Source :
CE, 24 oct. 2025, n° 467982, cne Grande-Synthe (IV) : Lebon
Le Conseil d’État estime que le Gouvernement a justifié du respect de ses objectifs de réduction de 40 % des émissions de gaz à effet de serre pour la période 2021 à 2030, compte tenu des résultats atteints sur la période intermédiaire (2021-2025), et des effets pouvant être raisonnablement attendus des mesures édictées par les pouvoirs publics pour les cinq prochaines années. Cette décision ne préjuge toutefois pas du respect par la France de la nouvelle trajectoire plus ambitieuse adoptée par l’Union européenne en 2021.

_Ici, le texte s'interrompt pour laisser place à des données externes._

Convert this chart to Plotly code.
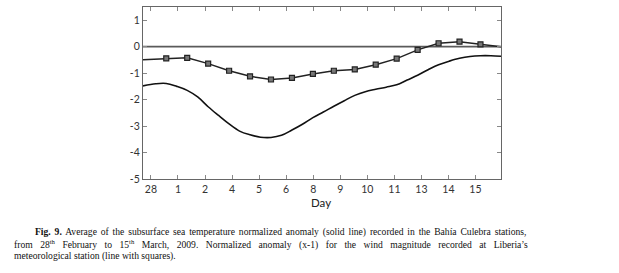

Contexte – Par des décisions Commune de Grande-Synthe (CE, 19 nov. 2020, n° 427301, cne Grande-Synthe I : Lebon ; JCP A 2020, act. 676 ; JCP A 2020, 2337, note R. Radiguet ; CE, 1er juill. 2021, n° 427301, cne Grande-Synthe II ; JCP A 2020, étude 7, M. Torre-Schaub) le Conseil d’État a jugé, par le truchement du mécanisme des « budgets carbone », que le Gouvernement n’avait pas respecté ses objectifs de réduction de 40 % des émissions de gaz à effet de serre et il lui a enjoint, en conséquence, de prendre toutes mesures permettant d’infléchir la courbe de ces émissions de carbone. À l’occasion d’un premier contentieux d’exécution, il a prescrit à l’État de prendre des mesures supplémentaires (CE, 10 mai 2023, n° 467982, cne Grande-Synthe III ; JCP A 2023, 2192, note M. Torre-Schaub). L’affaire « Grande-Synthe IV » marque la fin de ce premier contentieux climatique, quelques mois après la clôture de l’affaire Les Amis de la Terre relative à la pollution de l’air (CE, 25 avr. 2025, n° 428409, assoc. Les Amis de la Terre France et a. : Lebon ; JurisData n° 2025-005803 ; JCP A 2025, act. 219, L. Erstein).
La trajectoire à contrôler est celle fixée en 2020 – Le Conseil d’État devait ici s’assurer de la bonne exécution par l’État des décisions rendues en juillet 2021 et mai 2023, c’est-à-dire, du respect de l’objectif de réduction des émissions de gaz à effet de serre (GES) de 40 % pour 2030. La décision rendue ne préjuge pas du respect par la France de la nouvelle trajectoire, déterminée au niveau européen postérieurement à la décision Grande-Synthe II (réduction des émissions de 47,5 % à horizon 2030), qui relèverait, le cas échéant, d’un litige distinct.
Rappel de l’office du juge de l’exécution – Dans le cadre de ce second contentieux d’exécution, le Conseil d’État rappelle son office de juge de l’exécution des obligations climatiques, tel qu’il avait été tracé dans l’affaire Grande-Synthe III. Le juge doit d’abord vérifier si les objectifs intermédiaires ont été respectés en tenant compte des facteurs exogènes pouvant influer sur les émissions de GES. Il prend ensuite en considération les mesures adoptées ou annoncées par le Gouvernement présentées comme de nature à réduire les émissions de GES mais également celles susceptibles d’engendrer au contraire une augmentation notable de ces émissions. Enfin, le juge détermine, au vu de ces mesures et des méthodes d’évaluation ou de prévision disponibles, si les objectifs fixés à l’échéance de 2030 peuvent être regardés comme raisonnablement atteignables.
La courbe s’infléchit et le contentieux s’éteint – En l’occurrence, le Conseil d’État constate, d’une part, que les objectifs intermédiaires sur la période 2021-2025 ont été remplis. Il relève, d’autre part, que les projections d’émissions de gaz à effet de serre pour 2030, au regard des mesures édictées par les pouvoirs publics, sont suffisamment précises et crédibles pour considérer l’objectif de réduction de 40 % comme atteignable. Pour ce faire, il s’est appuyé sur un scénario prospectif transmis par la France à la Commission européenne et des avis d’experts, notamment du Haut conseil pour le climat, recueillis à l’occasion d’une séance orale d’instruction (CJA, art. R. 625-1). Au regard de l’ensemble de ces éléments, il considère que ses décisions ont été exécutées, et clôt la procédure d’exécution.
L’avenir dira si ce quatrième épisode marquera la fin du feuilleton Grande-Synthe ou le début d’une nouvelle saison de contentieux climatique.